Если верить Годару, лучший способ критиковать фильм — снять свой. Линклейтер, ставя свою «Новую волну» в один ряд с «На последнем дыхании», лишь подчеркивает ее вторичность. Черно-белая пленка выглядит блекло, а годаровская жизнь сменяется у Линклейтера спектаклем-имитацией. Даже парижские натурные сцены так отрепетированы, что кажутся камерным, «папочкиным» театром. Контекст — исторический, политический, кинематографический — практически отсутствует.
Ни слова о влиянии на них американского кинематографа в лице Альфреда Хичкока и Говарда Хокса. Ни слова о «теории авторства». О том, что «новая волна» совершила революцию в кино, зрители узнают из финальных титров. Что Годар снимал дебют в 1960 году, во время войны в Алжире, последней французской колонии, — не узнают вовсе. А ведь масштаб и неизгладимый след этого конфликта для Франции виден хотя бы в «Прекрасном мае» Криса Маркера, а его отголоски в политике и культуре Пятой республики простираются вплоть до сегодняшнего дня.

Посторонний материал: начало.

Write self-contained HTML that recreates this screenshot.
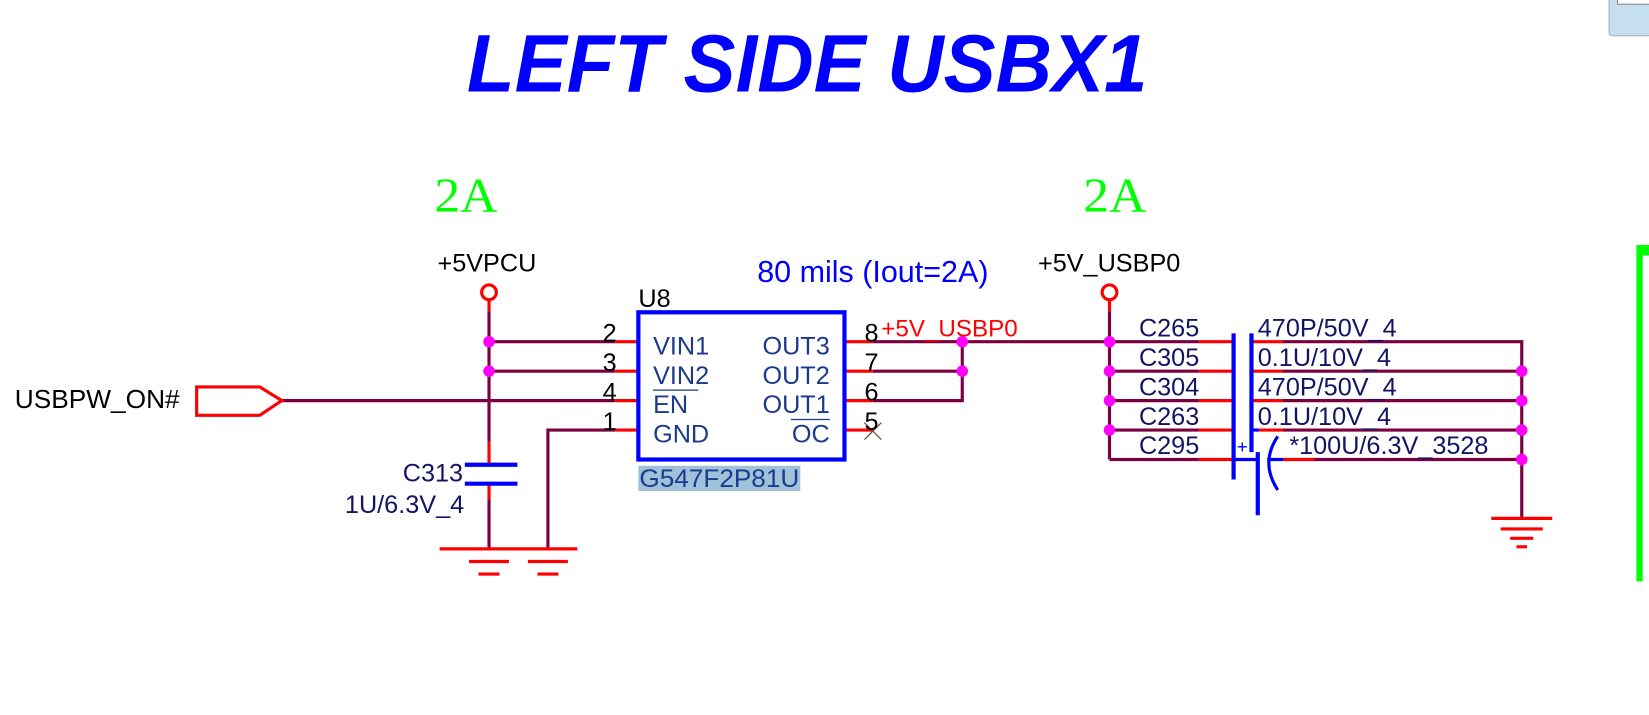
<!DOCTYPE html>
<html><head><meta charset="utf-8"><style>
html,body{margin:0;padding:0;background:#fff;}
svg{display:block;}
text{font-family:"Liberation Sans",sans-serif;}
.mono{font-family:"Liberation Serif",serif;}
</style></head><body>
<svg width="1649" height="715" viewBox="0 0 1568 680" preserveAspectRatio="none" xmlns="http://www.w3.org/2000/svg">
<rect x="0" y="0" width="1568" height="680" fill="#fff"/>
<rect x="1530" y="-4" width="44" height="38" rx="3" fill="#c5dff0" stroke="#aab" stroke-width="1"/>
<rect x="1538" y="-2" width="40" height="6" fill="#fff" stroke="#888" stroke-width="1"/>
<rect x="1556" y="233" width="14" height="320" fill="#00ff00"/>
<rect x="1562" y="243" width="8" height="310" fill="#fff"/>
<text x="444" y="87" font-size="78" font-weight="bold" font-style="italic" fill="#0000ff" textLength="647" lengthAdjust="spacingAndGlyphs">LEFT SIDE USBX1</text>
<text class="mono" x="413" y="201" font-size="46" fill="#00ff00" textLength="60" lengthAdjust="spacingAndGlyphs">2A</text>
<text class="mono" x="1030" y="201" font-size="46" fill="#00ff00" textLength="60" lengthAdjust="spacingAndGlyphs">2A</text>

<text x="416" y="258" font-size="24" fill="#000">+5VPCU</text>
<text x="987" y="258" font-size="24" fill="#000">+5V_USBP0</text>
<text x="720" y="268" font-size="29" fill="#0000ff">80 mils (Iout=2A)</text>
<text x="14" y="388" font-size="25" fill="#000">USBPW_ON#</text>

<g fill="none" stroke-width="3">
<circle cx="465" cy="278" r="7" stroke="#ff0000"/>
<circle cx="1055" cy="278" r="7" stroke="#ff0000"/>
<line x1="465" y1="285" x2="465" y2="296" stroke="#ff0000"/>
<line x1="1055" y1="285" x2="1055" y2="296" stroke="#ff0000"/>
<g stroke="#7a0040">
<line x1="465" y1="296" x2="465" y2="420"/>
<line x1="465" y1="475" x2="465" y2="522"/>
<line x1="465" y1="325" x2="585" y2="325"/>
<line x1="465" y1="353" x2="585" y2="353"/>
<line x1="268" y1="381" x2="585" y2="381"/>
<polyline points="521,522 521,409 585,409"/>
<line x1="830" y1="325" x2="1055" y2="325"/>
<polyline points="830,353 915,353"/>
<polyline points="830,381 915,381 915,325"/>
<line x1="1055" y1="296" x2="1055" y2="437"/>
<line x1="1055" y1="353" x2="1140" y2="353"/>
<line x1="1055" y1="381" x2="1140" y2="381"/>
<line x1="1055" y1="409" x2="1140" y2="409"/>
<line x1="1055" y1="437" x2="1140" y2="437"/>
<line x1="1055" y1="325" x2="1140" y2="325"/>
<polyline points="1220,325 1447,325 1447,492"/>
<line x1="1220" y1="353" x2="1447" y2="353"/>
<line x1="1220" y1="381" x2="1447" y2="381"/>
<line x1="1220" y1="409" x2="1447" y2="409"/>
<line x1="1250" y1="437" x2="1447" y2="437"/>
</g>
<g stroke="#ff0000">
<line x1="465" y1="420" x2="465" y2="442"/>
<line x1="465" y1="460" x2="465" y2="475"/>
<line x1="585" y1="325" x2="607" y2="325"/>
<line x1="585" y1="353" x2="607" y2="353"/>
<line x1="585" y1="381" x2="607" y2="381"/>
<line x1="585" y1="409" x2="607" y2="409"/>
<line x1="803" y1="325" x2="830" y2="325"/>
<line x1="803" y1="353" x2="830" y2="353"/>
<line x1="803" y1="381" x2="830" y2="381"/>
<line x1="803" y1="409" x2="830" y2="409"/>
<line x1="1140" y1="325" x2="1172" y2="325"/>
<line x1="1140" y1="353" x2="1172" y2="353"/>
<line x1="1140" y1="381" x2="1172" y2="381"/>
<line x1="1140" y1="409" x2="1172" y2="409"/>
<line x1="1140" y1="437" x2="1172" y2="437"/>
<line x1="1190" y1="325" x2="1220" y2="325"/>
<line x1="1190" y1="353" x2="1220" y2="353"/>
<line x1="1190" y1="381" x2="1220" y2="381"/>
<line x1="1197" y1="409" x2="1220" y2="409"/>
<line x1="1220" y1="437" x2="1250" y2="437"/>
<line x1="418" y1="522" x2="549" y2="522"/>
<line x1="446" y1="534" x2="484" y2="534"/>
<line x1="502" y1="534" x2="540" y2="534"/>
<line x1="455" y1="546" x2="475" y2="546"/>
<line x1="511" y1="546" x2="531" y2="546"/>
<line x1="1418" y1="493" x2="1476" y2="493"/>
<line x1="1427" y1="503" x2="1467" y2="503"/>
<line x1="1436" y1="512" x2="1458" y2="512"/>
<line x1="1442" y1="520" x2="1452" y2="520"/>
<polygon points="187,368 247,368 268,381 247,395 187,395"/>
</g>
<g stroke="#0000ff" stroke-width="4">
<line x1="442" y1="442" x2="492" y2="442"/>
<line x1="442" y1="460" x2="492" y2="460"/>
<line x1="1173" y1="317" x2="1173" y2="456"/>
<line x1="1190" y1="317" x2="1190" y2="430"/>
<line x1="1196" y1="430" x2="1196" y2="490"/>
<line x1="1172" y1="437" x2="1196" y2="437" stroke-width="3"/>
<line x1="1205" y1="437" x2="1220" y2="437" stroke-width="3"/>
<line x1="1190" y1="409" x2="1197" y2="409" stroke-width="3"/>
<path d="M1215 415 Q1198 440 1215 466" stroke-width="3"/>
</g>
<text x="1176" y="431" font-size="18" fill="#0000ff">+</text>
<rect x="607" y="297" width="196" height="140" stroke="#0000ff" stroke-width="4"/>
<line x1="822" y1="402" x2="838" y2="418" stroke="#6b4a3a" stroke-width="1.2"/>
<line x1="838" y1="402" x2="822" y2="418" stroke="#6b4a3a" stroke-width="1.2"/>
</g>
<g fill="#ff00ff">
<circle cx="465" cy="325" r="5.5"/><circle cx="465" cy="353" r="5.5"/>
<circle cx="915" cy="325" r="5.5"/><circle cx="915" cy="353" r="5.5"/>
<circle cx="1055" cy="325" r="5.5"/><circle cx="1055" cy="353" r="5.5"/>
<circle cx="1055" cy="381" r="5.5"/><circle cx="1055" cy="409" r="5.5"/>
<circle cx="1447" cy="353" r="5.5"/><circle cx="1447" cy="381" r="5.5"/>
<circle cx="1447" cy="409" r="5.5"/><circle cx="1447" cy="437" r="5.5"/>
</g>
<rect x="607" y="443" width="154" height="24" fill="#9fc2da"/>
<g font-size="24" fill="#1b3a8c">
<text x="608" y="463" textLength="152" lengthAdjust="spacingAndGlyphs">G547F2P81U</text>
<text x="621" y="337">VIN1</text>
<text x="621" y="365">VIN2</text>
<text x="621" y="393">EN</text>
<text x="621" y="421">GND</text>
<text x="789" y="337" text-anchor="end">OUT3</text>
<text x="789" y="365" text-anchor="end">OUT2</text>
<text x="789" y="393" text-anchor="end">OUT1</text>
<text x="789" y="421" text-anchor="end">OC</text>
</g>
<line x1="621" y1="371" x2="664" y2="371" stroke="#1b3a8c" stroke-width="1.2"/>
<line x1="752" y1="399" x2="789" y2="399" stroke="#1b3a8c" stroke-width="1.2"/>
<g font-size="24" fill="#000">
<text x="607" y="292">U8</text>
<text x="573" y="325">2</text>
<text x="573" y="353">3</text>
<text x="573" y="381">4</text>
<text x="573" y="409">1</text>
<text x="822" y="325">8</text>
<text x="822" y="353">7</text>
<text x="822" y="381">6</text>
<text x="822" y="409">5</text>
</g>
<text x="838" y="320" font-size="23" fill="#ff0000">+5V_USBP0</text>
<g font-size="24" fill="#141464">
<text x="383" y="458">C313</text>
<text x="328" y="488">1U/6.3V_4</text>
<text x="1083" y="320">C265</text>
<text x="1083" y="348">C305</text>
<text x="1083" y="376">C304</text>
<text x="1083" y="404">C263</text>
<text x="1083" y="432">C295</text>
<text x="1196" y="320">470P/50V_4</text>
<text x="1196" y="348">0.1U/10V_4</text>
<text x="1196" y="376">470P/50V_4</text>
<text x="1196" y="404">0.1U/10V_4</text>
<text x="1226" y="432">*100U/6.3V_3528</text>
</g>
</svg>
</body></html>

Обри Дюллен, старательно копирующий речь Жан-Поля Бельмондо, настолько переигрывает, что превращает харизму французского кумира в проблемы с дикцией. А философия, столь важная для ЖЛГ, сведена к цитатам Сартра и афоризмам, которые играющий Годара актер выдает каждые пять минут, словно мастер Угвэй
из «Кунг-фу Панды».
Кроме того, совершенно неясно, почему картина называется «Новая волна», если речь идет лишь об одном ее участнике и его дебютном фильме. Точно так же «Новая волна» избегает любых острых углов, связанных с Годаром: его буржуазного происхождения (семья матери Годара Монод владела банком, а отец был доктором, работающим между Парижем и Швейцарией), романов с куда более молодыми женщинами (Анна Карина была младше его на десять лет, а Анна-Мари Мьевиль — на двадцать) и прочих противоречий.

Даже в спорной книге Антуана де Бека, где левые взгляды режиссера обесцениваются и приуменьшаются, а Годар преподносится как интеллектуал, воспаряющий над схваткой, сложность личности видна куда отчетливее. Линклейтер превращает Годара в квазиочаровательного капризного гения, лишая историю подлинного парадокса. «J’ai l’esprit de contradiction et un goût pour la provocation»«Мне свойствен дух противоречия и тяга к провокациям» с французского., — скажет однажды ЖЛГ. Годар не переставал заново изобретать себя и в совершенстве владел искусством быть современным.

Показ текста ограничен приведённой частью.